Opportunities for Humans: Harnessing Our Unique Strengths
Humans have a unique advantage: the ability to identify and manipulate “atoms of meaning” through abstraction. While machines struggle to create truly reusable and generalisable patterns, humans excel at breaking down problems into their core elements and synthesising them into new, creative solutions.
This difference presents an opportunity. In the age of AI, humans can focus on developing deeper understanding and creativity, going beyond rote memorization to master fundamental principles. This involves searching for those atoms of meaning of the kaleidoscope hypothesis through:
First-Principles Thinking: Breaking problems down into their most basic truths and reasoning upward. The kaleidoscope hypothesis extends this idea by emphasising the recombination of these principles into larger, dynamic structures.
Game-Based Learning: Encouraging play and exploration to develop a deeper understanding of patterns and principles through play.

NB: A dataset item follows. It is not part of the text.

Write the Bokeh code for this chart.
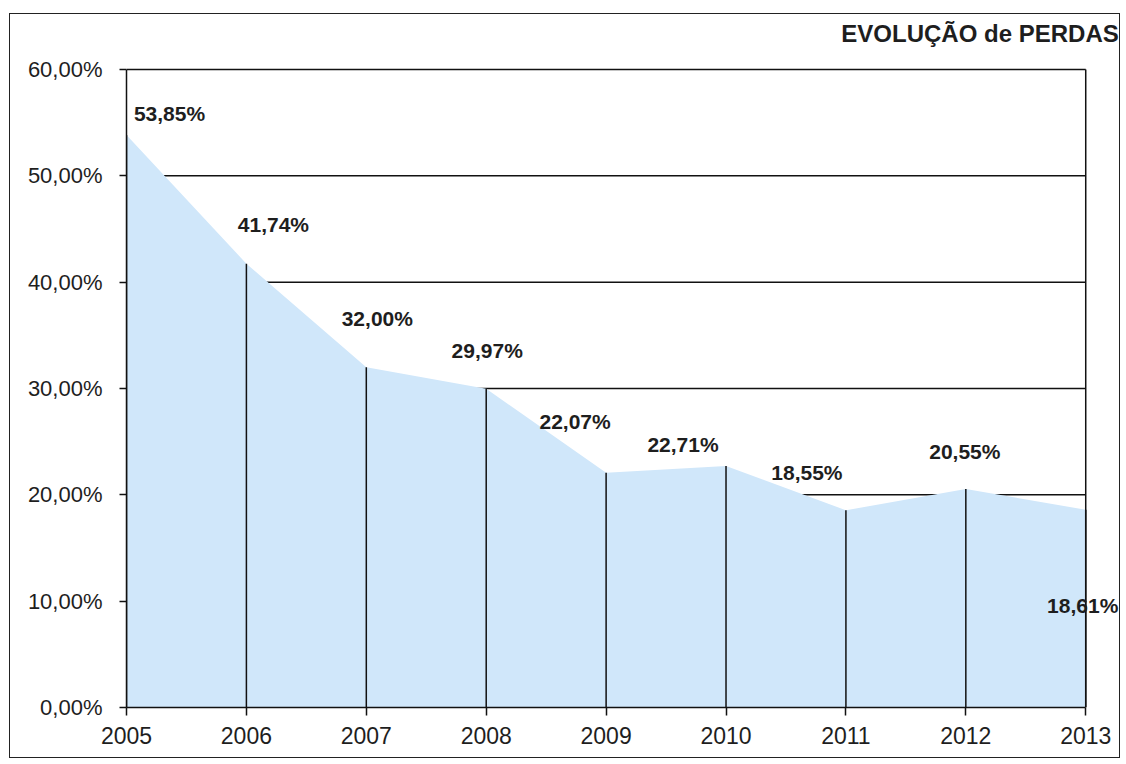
from bokeh.plotting import figure
from bokeh.models import ColumnDataSource, LabelSet, Label, Range1d, FixedTicker
from bokeh.core.properties import value
from bokeh.embed import file_html
from bokeh.resources import INLINE

# ---- data ----
years = [2005, 2006, 2007, 2008, 2009, 2010, 2011, 2012, 2013]
losses = [53.85, 41.74, 32.00, 29.97, 22.07, 22.71, 18.55, 20.55, 18.61]
loss_labels = ["53,85%", "41,74%", "32,00%", "29,97%", "22,07%",
               "22,71%", "18,55%", "20,55%", "18,61%"]
y_ticks = [0, 10, 20, 30, 40, 50, 60]
y_tick_labels = ["0,00%", "10,00%", "20,00%", "30,00%", "40,00%", "50,00%", "60,00%"]
title_text = "EVOLUÇÃO de PERDAS"

# label placement (pixel offsets from each point; positive dy = up)
label_dx = [43, 27, 11, 1, -31, -43, -39, -1, -3]
label_dy = [21, 39, 49, 38, 51, 22, 38, 37, -96]

FONT = "Liberation Sans"
TXT = "#1e1e1e"
LINE = "#111111"

x0, x1 = years[0], years[-1]
y0, y1 = y_ticks[0], y_ticks[-1]

p = figure(width=1111, height=745, output_backend="svg", toolbar_location=None,
           x_range=Range1d(x0, x1 + 0.29), y_range=Range1d(y0, y1 + 4.8),
           min_border_left=116, min_border_right=1, min_border_top=4,
           min_border_bottom=52)
p.styles = {"border": "1px solid #222", "margin-left": "9px", "margin-top": "13px"}

p.background_fill_color = "white"
p.border_fill_color = "white"
p.outline_line_color = None
p.xgrid.visible = False
p.ygrid.visible = False

# horizontal grid lines (behind the area), spanning the chart only
grid_src = ColumnDataSource(dict(y=y_ticks[1:], xa=[x0] * (len(y_ticks) - 1),
                                 xb=[x1] * (len(y_ticks) - 1)))
p.segment(x0="xa", y0="y", x1="xb", y1="y", source=grid_src,
          line_color=LINE, line_width=1.5)

# area + drop lines
src = ColumnDataSource(dict(x=years, y=losses, base=[0] * len(years)))
p.varea(x="x", y1="base", y2="y", source=src, fill_color="#D0E7FA")
p.segment(x0="x", y0="base", x1="x", y1="y", source=src,
          line_color=LINE, line_width=1.5)
# right border of the chart
p.segment(x0=[x1], y0=[y0], x1=[x1], y1=[y1], line_color=LINE, line_width=1.5)

# axes
p.yaxis.ticker = FixedTicker(ticks=y_ticks)
p.yaxis.major_label_overrides = {t: l for t, l in zip(y_ticks, y_tick_labels)}
p.yaxis.bounds = (y0, y1)
p.xaxis.ticker = FixedTicker(ticks=years)
p.xaxis.major_label_overrides = {y: str(y) for y in years}
p.xaxis.bounds = (x0, x1)
for ax in (p.xaxis, p.yaxis):
    ax.axis_line_color = LINE
    ax.axis_line_width = 1.5
    ax.major_tick_line_color = LINE
    ax.major_tick_line_width = 1.5
    ax.major_tick_in = 0
    ax.minor_tick_line_color = None
    ax.major_label_text_font = FONT
    ax.major_label_text_color = TXT
p.yaxis.major_tick_out = 7
p.yaxis.major_label_standoff = 17
p.yaxis.major_label_text_font_size = "22px"
p.xaxis.major_tick_out = 8
p.xaxis.major_label_standoff = 11
p.xaxis.major_label_text_font_size = "23px"

# value labels
src_lab = ColumnDataSource(dict(x=years, y=losses, lab=loss_labels,
                                dx=label_dx, dy=label_dy))
labels = LabelSet(x="x", y="y", text="lab", source=src_lab,
                  x_offset="dx", y_offset="dy",
                  text_align="center", text_baseline="middle",
                  text_font=value(FONT), text_font_size=value("21px"),
                  text_font_style="bold", text_color=TXT)
p.add_layout(labels)

# title (top right, above the chart box)
p.add_layout(Label(x=x1, y=y1, x_offset=33, y_offset=36, text=title_text,
                   text_align="right", text_baseline="middle",
                   text_font=FONT, text_font_size="24px",
                   text_font_style="bold", text_color=TXT))

open("out.html", "w").write(file_html(p, INLINE))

Expert-Curated Content backed by the best educational methods (see here and here): Designing learning experiences that push students beyond surface-level memorisation and into the realm of abstraction and synthesis.
The goal is through dealing with the first-principles and building on the principles through game-play and other content, we can synthesise or layer abstraction on top of abstraction as we build a library or tower of abstractions that help us to reason in more and more complex ways.
A Future of Collaboration: Humans and AI
As AI continues to advance, it will indeed continue to improve at interpolation and synthesis within defined bounds, performing rote and repetitive tasks with incredible efficiency. Humans, however, will remain indispensable for tasks requiring deep abstraction, symbolic reasoning, and the ability to extrapolate beyond the known.
The challenge for educators and learners is clear: How can we stay engaged and find meaning in a world increasingly driven by AI-generated content? The answer lies in mastering the patterns and abstractions that machines cannot. By deeply understanding the building blocks of our world, we can navigate complexity, create new paradigms, and ensure that humanity’s unique cognitive strengths remain at the forefront.
This essay is based off the recent Machine Learning Street Talk Podcast featuring François Chollet.